• BRIEF:
Repeat the listing in full, word for word.

####################

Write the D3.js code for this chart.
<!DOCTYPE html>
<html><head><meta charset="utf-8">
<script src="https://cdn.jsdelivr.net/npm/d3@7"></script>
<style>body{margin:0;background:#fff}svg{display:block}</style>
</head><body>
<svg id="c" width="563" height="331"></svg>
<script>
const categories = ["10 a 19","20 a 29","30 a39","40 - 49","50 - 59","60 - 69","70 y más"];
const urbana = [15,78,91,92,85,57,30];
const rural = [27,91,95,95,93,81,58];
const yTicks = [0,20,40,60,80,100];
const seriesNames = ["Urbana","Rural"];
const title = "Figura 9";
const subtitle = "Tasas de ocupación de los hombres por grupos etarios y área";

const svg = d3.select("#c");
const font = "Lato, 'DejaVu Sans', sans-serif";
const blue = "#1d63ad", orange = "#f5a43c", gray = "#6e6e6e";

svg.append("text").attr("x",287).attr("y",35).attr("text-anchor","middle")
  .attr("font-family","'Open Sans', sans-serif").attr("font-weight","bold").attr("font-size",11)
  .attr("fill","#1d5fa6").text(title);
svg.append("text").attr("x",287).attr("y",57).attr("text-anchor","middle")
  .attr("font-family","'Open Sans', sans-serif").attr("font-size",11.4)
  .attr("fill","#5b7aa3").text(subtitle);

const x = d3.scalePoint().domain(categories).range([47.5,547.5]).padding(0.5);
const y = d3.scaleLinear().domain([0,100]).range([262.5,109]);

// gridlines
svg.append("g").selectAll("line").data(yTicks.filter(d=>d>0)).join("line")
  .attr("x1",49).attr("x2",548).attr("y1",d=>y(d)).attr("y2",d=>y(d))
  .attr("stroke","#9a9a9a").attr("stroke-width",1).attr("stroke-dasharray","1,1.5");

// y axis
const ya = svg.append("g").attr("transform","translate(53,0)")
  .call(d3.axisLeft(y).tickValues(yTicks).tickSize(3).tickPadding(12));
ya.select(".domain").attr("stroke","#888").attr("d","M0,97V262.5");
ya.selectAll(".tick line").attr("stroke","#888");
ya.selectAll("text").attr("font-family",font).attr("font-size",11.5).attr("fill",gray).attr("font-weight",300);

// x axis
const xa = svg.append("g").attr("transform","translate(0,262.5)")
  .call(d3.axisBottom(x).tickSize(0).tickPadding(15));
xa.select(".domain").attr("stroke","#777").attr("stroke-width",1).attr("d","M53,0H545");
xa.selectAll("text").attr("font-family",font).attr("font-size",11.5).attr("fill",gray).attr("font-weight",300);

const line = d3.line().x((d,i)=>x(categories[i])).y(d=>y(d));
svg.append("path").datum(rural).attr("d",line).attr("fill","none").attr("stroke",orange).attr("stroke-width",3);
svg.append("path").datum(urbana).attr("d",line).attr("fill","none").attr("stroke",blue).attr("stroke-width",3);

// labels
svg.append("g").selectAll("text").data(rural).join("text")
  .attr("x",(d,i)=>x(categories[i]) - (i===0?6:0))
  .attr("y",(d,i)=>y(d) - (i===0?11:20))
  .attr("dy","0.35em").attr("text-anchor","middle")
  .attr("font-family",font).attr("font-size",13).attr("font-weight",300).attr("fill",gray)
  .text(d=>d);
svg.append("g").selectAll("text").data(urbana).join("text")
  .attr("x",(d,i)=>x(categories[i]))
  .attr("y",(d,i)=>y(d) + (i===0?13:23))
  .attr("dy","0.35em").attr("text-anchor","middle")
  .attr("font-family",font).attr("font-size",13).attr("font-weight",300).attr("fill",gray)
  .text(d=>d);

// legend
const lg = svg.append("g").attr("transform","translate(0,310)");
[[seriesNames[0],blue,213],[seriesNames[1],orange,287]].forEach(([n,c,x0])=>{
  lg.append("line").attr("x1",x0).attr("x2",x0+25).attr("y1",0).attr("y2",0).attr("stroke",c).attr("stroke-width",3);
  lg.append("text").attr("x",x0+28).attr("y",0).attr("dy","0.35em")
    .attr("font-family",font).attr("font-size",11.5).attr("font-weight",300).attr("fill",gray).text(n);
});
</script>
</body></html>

####################

• TASK RESULT:
Write the D3.js code for this chart.
<!DOCTYPE html>
<html><head><meta charset="utf-8">
<script src="https://cdn.jsdelivr.net/npm/d3@7"></script>
<style>body{margin:0;background:#fff}svg{display:block}</style>
</head><body>
<svg id="c" width="563" height="331"></svg>
<script>
const categories = ["10 a 19","20 a 29","30 a39","40 - 49","50 - 59","60 - 69","70 y más"];
const urbana = [15,78,91,92,85,57,30];
const rural = [27,91,95,95,93,81,58];
const yTicks = [0,20,40,60,80,100];
const seriesNames = ["Urbana","Rural"];
const title = "Figura 9";
const subtitle = "Tasas de ocupación de los hombres por grupos etarios y área";

const svg = d3.select("#c");
const font = "Lato, 'DejaVu Sans', sans-serif";
const blue = "#1d63ad", orange = "#f5a43c", gray = "#6e6e6e";

svg.append("text").attr("x",287).attr("y",35).attr("text-anchor","middle")
  .attr("font-family","'Open Sans', sans-serif").attr("font-weight","bold").attr("font-size",11)
  .attr("fill","#1d5fa6").text(title);
svg.append("text").attr("x",287).attr("y",57).attr("text-anchor","middle")
  .attr("font-family","'Open Sans', sans-serif").attr("font-size",11.4)
  .attr("fill","#5b7aa3").text(subtitle);

const x = d3.scalePoint().domain(categories).range([47.5,547.5]).padding(0.5);
const y = d3.scaleLinear().domain([0,100]).range([262.5,109]);

// gridlines
svg.append("g").selectAll("line").data(yTicks.filter(d=>d>0)).join("line")
  .attr("x1",49).attr("x2",548).attr("y1",d=>y(d)).attr("y2",d=>y(d))
  .attr("stroke","#9a9a9a").attr("stroke-width",1).attr("stroke-dasharray","1,1.5");

// y axis
const ya = svg.append("g").attr("transform","translate(53,0)")
  .call(d3.axisLeft(y).tickValues(yTicks).tickSize(3).tickPadding(12));
ya.select(".domain").attr("stroke","#888").attr("d","M0,97V262.5");
ya.selectAll(".tick line").attr("stroke","#888");
ya.selectAll("text").attr("font-family",font).attr("font-size",11.5).attr("fill",gray).attr("font-weight",300);

// x axis
const xa = svg.append("g").attr("transform","translate(0,262.5)")
  .call(d3.axisBottom(x).tickSize(0).tickPadding(15));
xa.select(".domain").attr("stroke","#777").attr("stroke-width",1).attr("d","M53,0H545");
xa.selectAll("text").attr("font-family",font).attr("font-size",11.5).attr("fill",gray).attr("font-weight",300);

const line = d3.line().x((d,i)=>x(categories[i])).y(d=>y(d));
svg.append("path").datum(rural).attr("d",line).attr("fill","none").attr("stroke",orange).attr("stroke-width",3);
svg.append("path").datum(urbana).attr("d",line).attr("fill","none").attr("stroke",blue).attr("stroke-width",3);

// labels
svg.append("g").selectAll("text").data(rural).join("text")
  .attr("x",(d,i)=>x(categories[i]) - (i===0?6:0))
  .attr("y",(d,i)=>y(d) - (i===0?11:20))
  .attr("dy","0.35em").attr("text-anchor","middle")
  .attr("font-family",font).attr("font-size",13).attr("font-weight",300).attr("fill",gray)
  .text(d=>d);
svg.append("g").selectAll("text").data(urbana).join("text")
  .attr("x",(d,i)=>x(categories[i]))
  .attr("y",(d,i)=>y(d) + (i===0?13:23))
  .attr("dy","0.35em").attr("text-anchor","middle")
  .attr("font-family",font).attr("font-size",13).attr("font-weight",300).attr("fill",gray)
  .text(d=>d);

// legend
const lg = svg.append("g").attr("transform","translate(0,310)");
[[seriesNames[0],blue,213],[seriesNames[1],orange,287]].forEach(([n,c,x0])=>{
  lg.append("line").attr("x1",x0).attr("x2",x0+25).attr("y1",0).attr("y2",0).attr("stroke",c).attr("stroke-width",3);
  lg.append("text").attr("x",x0+28).attr("y",0).attr("dy","0.35em")
    .attr("font-family",font).attr("font-size",11.5).attr("font-weight",300).attr("fill",gray).text(n);
});
</script>
</body></html>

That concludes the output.